- [WORK INSTRUCTIONS]: Return the listing below verbatim. Pictures do not belong in the copy.

Source code of charts:
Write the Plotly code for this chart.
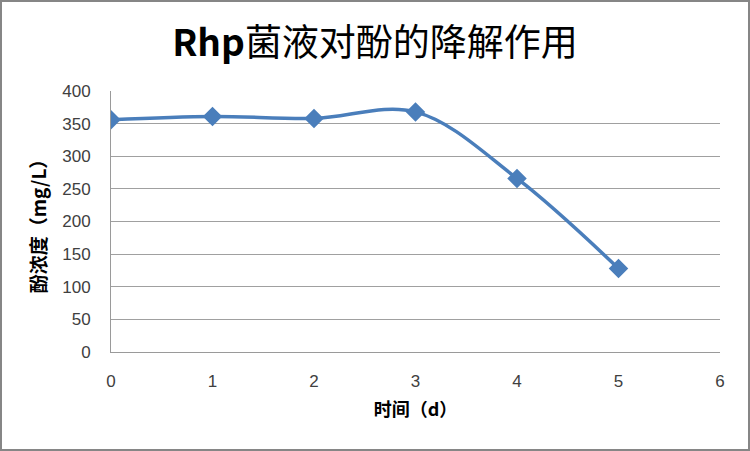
import plotly.graph_objects as go

days = [0, 1, 2, 3, 4, 5]
phenol = [356, 361, 358, 368, 266, 128]
x_ticks = [0, 1, 2, 3, 4, 5, 6]
y_ticks = [0, 50, 100, 150, 200, 250, 300, 350, 400]

W, H = 750, 451
L, R, T, B = 111, 30, 91, 99
pw, ph = W - L - R, H - T - B

fig = go.Figure()
fig.add_trace(go.Scatter(
    x=days, y=phenol, mode="lines+markers",
    line=dict(color="#4A7EBB", width=3.5, shape="spline", smoothing=1.0),
    marker=dict(symbol="diamond", size=15, color="#4A7EBB"),
    showlegend=False,
))

fig.update_layout(
    width=W, height=H,
    margin=dict(l=L, r=R, t=T, b=B),
    paper_bgcolor="white", plot_bgcolor="white",
    font=dict(family="Noto Sans CJK SC, Liberation Sans, sans-serif", color="#404040"),
    title=dict(
        text="<b>Rhp</b>菌液对酚的降解作用",
        x=0.5, xanchor="center", y=1 - 43 / H, yanchor="middle",
        font=dict(size=37, color="#000000", family="Noto Sans CJK SC, Liberation Sans, sans-serif"),
    ),
    xaxis=dict(
        range=[0, 6], tickvals=x_ticks, ticks="", showgrid=False,
        showline=True, linecolor="#9A9A9A", linewidth=1,
        tickfont=dict(size=17, family="Liberation Sans, sans-serif", color="#404040"),
        ticklabelstandoff=14,
        zeroline=False,
        title=dict(text="<b>时间（d）</b>", font=dict(size=18, color="#000000"), standoff=12),
    ),
    yaxis=dict(
        range=[0, 400], tickvals=y_ticks, ticks="",
        showgrid=True, gridcolor="#A0A0A0", gridwidth=1,
        showline=True, linecolor="#9A9A9A", linewidth=1,
        tickfont=dict(size=17, family="Liberation Sans, sans-serif", color="#404040"),
        ticklabelstandoff=16,
        zeroline=False,
        title=dict(text="<b>酚浓度（mg/L）</b>", font=dict(size=19, color="#000000"), standoff=10),
    ),
    shapes=[dict(
        type="rect", xref="paper", yref="paper",
        x0=(1 - L) / pw, x1=(W - 1 - L) / pw,
        y0=(H - B - (H - 1)) / ph, y1=(H - B - 1) / ph,
        line=dict(color="#868686", width=2), fillcolor="rgba(0,0,0,0)",
        layer="below",
    )],
)

fig.write_html("out.html", config={"displayModeBar": False},
               post_script="document.body.style.margin='0';")
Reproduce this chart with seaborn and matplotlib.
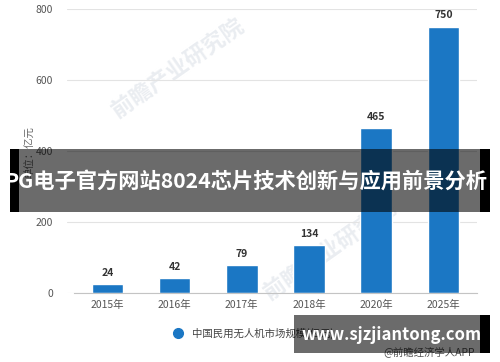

- [REPLY]:
Write the Plotly code for this chart.
import plotly.graph_objects as go

days = [0, 1, 2, 3, 4, 5]
phenol = [356, 361, 358, 368, 266, 128]
x_ticks = [0, 1, 2, 3, 4, 5, 6]
y_ticks = [0, 50, 100, 150, 200, 250, 300, 350, 400]

W, H = 750, 451
L, R, T, B = 111, 30, 91, 99
pw, ph = W - L - R, H - T - B

fig = go.Figure()
fig.add_trace(go.Scatter(
    x=days, y=phenol, mode="lines+markers",
    line=dict(color="#4A7EBB", width=3.5, shape="spline", smoothing=1.0),
    marker=dict(symbol="diamond", size=15, color="#4A7EBB"),
    showlegend=False,
))

fig.update_layout(
    width=W, height=H,
    margin=dict(l=L, r=R, t=T, b=B),
    paper_bgcolor="white", plot_bgcolor="white",
    font=dict(family="Noto Sans CJK SC, Liberation Sans, sans-serif", color="#404040"),
    title=dict(
        text="<b>Rhp</b>菌液对酚的降解作用",
        x=0.5, xanchor="center", y=1 - 43 / H, yanchor="middle",
        font=dict(size=37, color="#000000", family="Noto Sans CJK SC, Liberation Sans, sans-serif"),
    ),
    xaxis=dict(
        range=[0, 6], tickvals=x_ticks, ticks="", showgrid=False,
        showline=True, linecolor="#9A9A9A", linewidth=1,
        tickfont=dict(size=17, family="Liberation Sans, sans-serif", color="#404040"),
        ticklabelstandoff=14,
        zeroline=False,
        title=dict(text="<b>时间（d）</b>", font=dict(size=18, color="#000000"), standoff=12),
    ),
    yaxis=dict(
        range=[0, 400], tickvals=y_ticks, ticks="",
        showgrid=True, gridcolor="#A0A0A0", gridwidth=1,
        showline=True, linecolor="#9A9A9A", linewidth=1,
        tickfont=dict(size=17, family="Liberation Sans, sans-serif", color="#404040"),
        ticklabelstandoff=16,
        zeroline=False,
        title=dict(text="<b>酚浓度（mg/L）</b>", font=dict(size=19, color="#000000"), standoff=10),
    ),
    shapes=[dict(
        type="rect", xref="paper", yref="paper",
        x0=(1 - L) / pw, x1=(W - 1 - L) / pw,
        y0=(H - B - (H - 1)) / ph, y1=(H - B - 1) / ph,
        line=dict(color="#868686", width=2), fillcolor="rgba(0,0,0,0)",
        layer="below",
    )],
)

fig.write_html("out.html", config={"displayModeBar": False},
               post_script="document.body.style.margin='0';")
Reproduce this chart with seaborn and matplotlib.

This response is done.